According to Louise, this limitation on black nurses meant that, in later years, she noticed that most of the black women in the NHS were kitchen or cleaning staff, partly because of the educational requirement. While she also says that more black women worked in general nursing as State Enrolled Nurses, with few reaching the status of Sister or manager – Louise was the only black midwife during her training at St. Thomas’ hospital.
Despite the discrimination she and others faced, Louise achieved great success in her nursing career and became committed to the black community in Manchester. Serving on regional Race Relations Board committees in the 1960s and 70s, the discrimination that she experienced inspired her anti-racism campaign which she described as “the commitment to bridge the gap which has led to blacks being treated as inferior.” Her services to nursing was recognised in 1989 with an honorary Master’s degree awarded by the University of Manchester and was later made a MBE in 2005 for her services to the people of Manchester.

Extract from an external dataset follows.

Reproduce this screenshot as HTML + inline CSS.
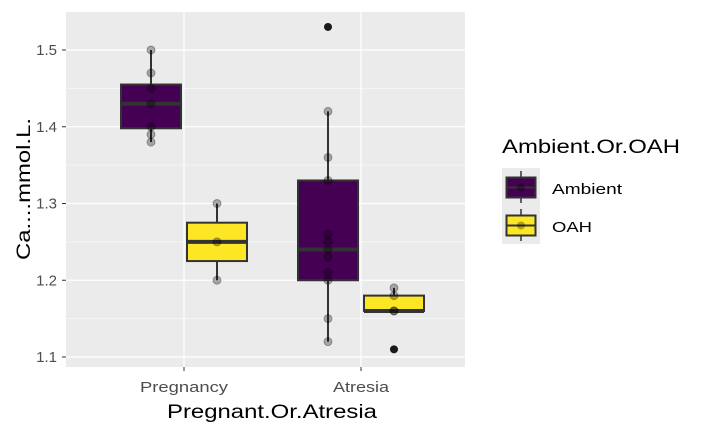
<!DOCTYPE html>
<html><head><meta charset="utf-8"><style>
body{margin:0;background:#fff;font-family:"Liberation Sans",sans-serif}
</style></head><body>
<svg id="c" width="707" height="437" xmlns="http://www.w3.org/2000/svg" font-family="Liberation Sans, sans-serif"></svg>
<script>
const groups=["Pregnancy","Atresia"];
const series=["Ambient","OAH"];
const colors=["#440154","#FDE725"];
// box stats per [group][series]: [lowWhisker,q1,median,q3,highWhisker]
const boxStats=[[[1.38,1.398,1.43,1.455,1.50],[1.20,1.225,1.25,1.275,1.30]],
                [[1.12,1.20,1.24,1.33,1.42],[1.16,1.16,1.16,1.18,1.19]]];
const points=[[[1.5,1.47,1.45,1.43,1.40,1.39,1.38],[1.3,1.25,1.2]],
              [[1.42,1.36,1.33,1.26,1.25,1.24,1.23,1.21,1.20,1.15,1.12],[1.19,1.18,1.16,1.16]]];
const outliers=[[[],[]],[[1.53],[1.11]]];
const yTicks=[1.1,1.2,1.3,1.4,1.5];
const yTickLabels=["1.1","1.2","1.3","1.4","1.5"];
const NS="http://www.w3.org/2000/svg";
const svg=document.getElementById('c');
const L=66,R=465,T=12,B=367;
const y=v=>50+(1.5-v)*767.5;
const xg=i=>184+i*177;
const off=[-33,33], bw=60;
const tickW={"Pregnancy":88,"Atresia":56};
function el(t,a,p){const e=document.createElementNS(NS,t);for(const k in a)e.setAttribute(k,a[k]);(p||svg).appendChild(e);return e;}
const panel=el('rect',{x:L,y:T,width:R-L,height:B-T,fill:'#EBEBEB'});

for(let i=0;i<yTicks.length-1;i++){const v=(yTicks[i]+yTicks[i+1])/2;el('line',{x1:L,x2:R,y1:y(v),y2:y(v),stroke:'#fff','stroke-width':0.6});}
el('line',{x1:L,x2:R,y1:y(1.05),y2:y(1.05),stroke:'#fff','stroke-width':0.6});
el('line',{x1:L,x2:R,y1:y(1.55),y2:y(1.55),stroke:'#fff','stroke-width':0.6});
yTicks.forEach((v,i)=>{
 const g=el('line',{x1:L,x2:R,y1:y(v),y2:y(v),stroke:'#fff','stroke-width':1.2});
 
 el('line',{x1:L-4,x2:L,y1:y(v),y2:y(v),stroke:'#333','stroke-width':1});
 const t=el('text',{x:L-9,y:y(v)+5,'text-anchor':'end','font-size':15,fill:'#4D4D4D'});t.textContent=yTickLabels[i];
 
});
groups.forEach((gname,gi)=>{
 const gx=xg(gi);
 el('line',{x1:gx,x2:gx,y1:T,y2:B,stroke:'#fff','stroke-width':1.2});
 el('line',{x1:gx,x2:gx,y1:B,y2:B+4,stroke:'#333','stroke-width':1});
 const t=el('text',{x:gx-tickW[gname]/2,y:392,'font-size':15,fill:'#4D4D4D',textLength:tickW[gname],lengthAdjust:'spacingAndGlyphs'});t.textContent=gname;
 
});
groups.forEach((gname,gi)=>series.forEach((s,si)=>{
 const cx=xg(gi)+off[si], st=boxStats[gi][si];
 const g=el('g',{});
 
 el('line',{x1:cx,x2:cx,y1:y(st[0]),y2:y(st[4]),stroke:'#333','stroke-width':2},g);
 el('rect',{x:cx-bw/2,y:y(st[3]),width:bw,height:y(st[1])-y(st[3]),fill:colors[si],stroke:'#333','stroke-width':2},g);
 el('line',{x1:cx-bw/2,x2:cx+bw/2,y1:y(st[2]),y2:y(st[2]),stroke:'#333','stroke-width':4},g);
 outliers[gi][si].forEach(v=>{const c=el('circle',{cx:cx,cy:y(v),r:4,fill:'#1a1a1a'},g);});
 points[gi][si].forEach(v=>{const c=el('circle',{cx:cx,cy:y(v),r:4,fill:'rgba(0,0,0,0.3)',stroke:'rgba(0,0,0,0.3)','stroke-width':1},g);});
}));
let t=el('text',{x:167,y:418,'font-size':19,fill:'#000',textLength:210,lengthAdjust:'spacingAndGlyphs'});t.textContent='Pregnant.Or.Atresia';

t=el('text',{x:-71,y:0,'font-size':19,fill:'#000',textLength:142,lengthAdjust:'spacingAndGlyphs',transform:'translate(30,189) rotate(-90)'});t.textContent='Ca....mmol.L.';

t=el('text',{x:502,y:153,'font-size':19,fill:'#000',textLength:178,lengthAdjust:'spacingAndGlyphs'});t.textContent='Ambient.Or.OAH';

const legW=[70,40];
series.forEach((s,si)=>{
 const ky=168+si*38;
 const g=el('g',{});
 el('rect',{x:502,y:ky,width:38,height:38,fill:'#EBEBEB'},g);
 el('line',{x1:521,x2:521,y1:ky+3,y2:ky+35,stroke:'#333','stroke-width':1.5},g);
 el('rect',{x:506.5,y:ky+9.5,width:29,height:20,fill:colors[si],stroke:'#333','stroke-width':2},g);
 el('line',{x1:506,x2:536,y1:ky+19.5,y2:ky+19.5,stroke:'#333','stroke-width':2},g);
 el('circle',{cx:521,cy:ky+19.5,r:4,fill:'rgba(0,0,0,0.3)'},g);
 const lt=el('text',{x:552,y:ky+26,'font-size':15,fill:'#000',textLength:legW[si],lengthAdjust:'spacingAndGlyphs'},g);lt.textContent=s;
});
</script>
</body></html>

The National Health Service is indebted to women like Louise, who travelled thousands of miles from their homes, families and cultures, to train as nurses not long after it was established, at a time when it was struggling to find staff. These women committed their lives to nursing, often doing the hard and dirty work that others would not do (like geriatric and/or psychiatric care) – all the while separated from their loved ones and enduring racism and discrimination – and the NHS is all the better off for it.